The consultant developed costs for constructing, operating and maintaining new treatment systems and retrofitting existing secondary treatment plants to accommodate the nutrient reducing technologies. Note that the cost comparisons presented below do not incorporate the costs associated with sewer systems (collection facilities). Sewer system costs would be common to both secondary and nutrient treatment systems and are thus irrelevant to the treatment cost comparison. Sewer systems constructed in the public right-of-way in the Florida Keys represent 60% to 80% of the total costs to build centralized wastewater management systems.
1.3.3 Estimated Construction Costs
Cost comparisons are extremely complicated and variable, especially in the case of retrofitting existing facilities. Costs vary based on performance requirements, design, size (capacity), existing components, site characteristics, financing terms, etc. Relative costs are presented below as ranges to give an idea of the variability. The CH2MHill report referenced under paragraph 1.3.2 above contains detailed information about the available technologies and their costs.
1.3.3.1 BAT Systems
A new BAT system is estimated to be roughly 20% to 100% more expensive to construct than would be a conventional secondary treatment facility, depending on circumstances. However, BAT facilities generally will cost about 50% more to build than will secondary treatment facilities. The cost to build treatment facilities greatly varies with the performance level, design, size, site characteristics, and financing. For example, the construction cost for secondary treatment per residential unit ranges from about $7,700 to serve about 20 residences to less than $1,300 to serve about 480 residences. The smaller the facility, the greater the cost differential.
The cost to retrofit an existing secondary treatment plant with BAT capability cannot be directly benchmarked to secondary treatment since there would be no change (zero cost) to the existing base facility. However, retrofit costs can be compared to the cost of new secondary treatment plants. The cost to upgrade (retrofit) plants would be on the order of 30% to 40% of the cost of new secondary treatment facilities.
1.3.3.2 AWT Systems
New AWT systems for flows in the range of 100,000 gpd to 2 million gpd are estimated to be roughly 60% to 90% more expensive to construct than would be a conventional secondary treatment facility. As with BAT systems, the smaller the facility, the greater the cost differential between secondary treatment and AWT. Most large facilities incorporate suspended growth technology.

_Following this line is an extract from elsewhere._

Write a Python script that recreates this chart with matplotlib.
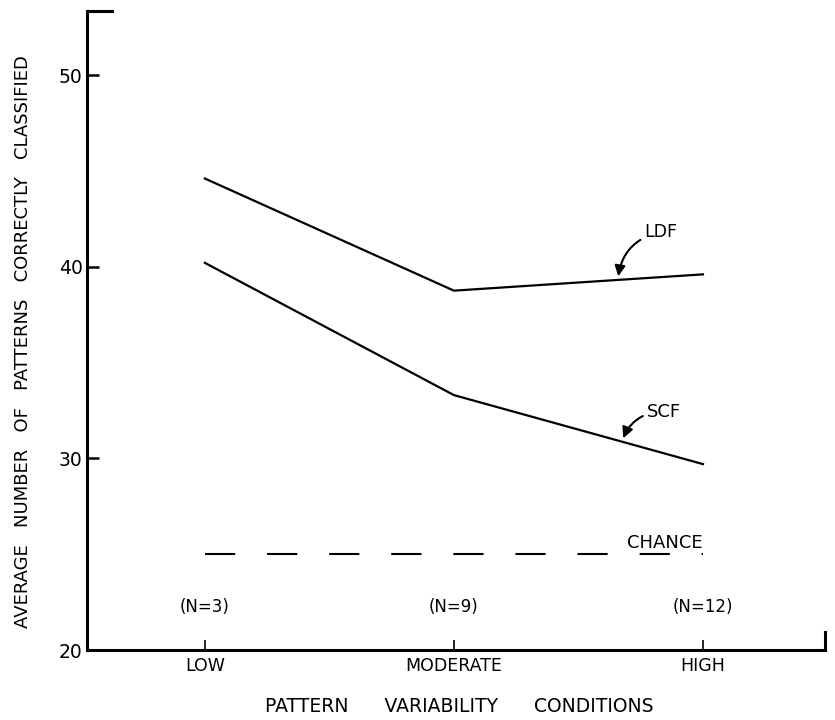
import matplotlib
matplotlib.use("Agg")
import matplotlib.pyplot as plt

# values
conditions = ["LOW", "MODERATE", "HIGH"]
n_labels = ["(N=3)", "(N=9)", "(N=12)"]
ldf = [44.6, 38.75, 39.6]
scf = [40.2, 33.3, 29.7]
chance = 25.0
y_ticks = [20, 30, 40, 50]

plt.rcParams["font.family"] = ["DejaVu Sans"]

fig = plt.figure(figsize=(8.35, 7.2), dpi=100)
ax = fig.add_axes([0.104, 0.0972, 0.884, 0.8875])

x = list(range(len(conditions)))
ax.plot(x, ldf, color="black", lw=1.6)
ax.plot(x, scf, color="black", lw=1.6)
ax.plot([x[0], x[-1]], [chance, chance], color="black", lw=1.5,
        linestyle=(0, (14.5, 15.3)))

ax.set_xlim(-0.474, 2.49)
ax.set_ylim(20, 53.34)

# group sizes above each condition
for xi, lab in zip(x, n_labels):
    ax.text(xi, 22.25, lab, ha="center", va="center", fontsize=12)

ax.text(x[-1], 25.12, "CHANCE", ha="right", va="bottom", fontsize=13)

arrow = dict(arrowstyle="-|>,head_length=0.5,head_width=0.25", color="black",
             lw=1.5, connectionstyle="arc3,rad=0.35", shrinkA=1, shrinkB=0)
ax.annotate("LDF", xy=(1.66, 39.5), xytext=(1.765, 41.8), ha="left",
            va="center", fontsize=12.5, arrowprops=arrow)
ax.annotate("SCF", xy=(1.68, 31.05), xytext=(1.775, 32.4), ha="left",
            va="center", fontsize=13, arrowprops=arrow)

ax.set_xticks(x)
ax.set_xticklabels(conditions, fontsize=12.5)
ax.set_yticks(y_ticks)
ax.set_yticklabels([str(v) for v in y_ticks], fontsize=13.5)
ax.tick_params(axis="x", direction="in", length=7, width=1.2, pad=5)
ax.tick_params(axis="y", direction="in", length=8.5, width=1.8, pad=3)

for side in ("top", "right"):
    ax.spines[side].set_visible(False)
for side in ("left", "bottom"):
    ax.spines[side].set_linewidth(2.2)

# short end marks at the top-left and bottom-right of the frame
ax.plot([0, 0.034], [1, 1], transform=ax.transAxes, color="black", lw=2.2,
        clip_on=False, solid_capstyle="projecting")
ax.plot([1, 1], [0, 0.028], transform=ax.transAxes, color="black", lw=2.2,
        clip_on=False, solid_capstyle="projecting")

ax.set_ylabel("AVERAGE   NUMBER   OF   PATTERNS   CORRECTLY   CLASSIFIED",
              fontsize=13)
ax.yaxis.set_label_coords(-0.074, 0.482)
ax.set_xlabel("PATTERN      VARIABILITY      CONDITIONS", fontsize=13.5)
ax.xaxis.set_label_coords(0.505, -0.074)

fig.savefig("out.png", dpi=100)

The cost to retrofit an existing secondary treatment plant with AWT capability is even more difficult to predict than that for the BAT situation noted above. For example, the upgrade of the existing 10.0 million gpd Key West plant cost $6.6 million while the upgrade of the existing 340,000 gpd Key Colony Beach plant cost $2.7 million. A comparison on a cost per 1,000 gpd (gpd) basis of the two upgrades ($660 per 1,000 gpd for Key West; $7,941 per 1,000 gpd for Key Colony Beach) demonstrates the extreme variation in costs.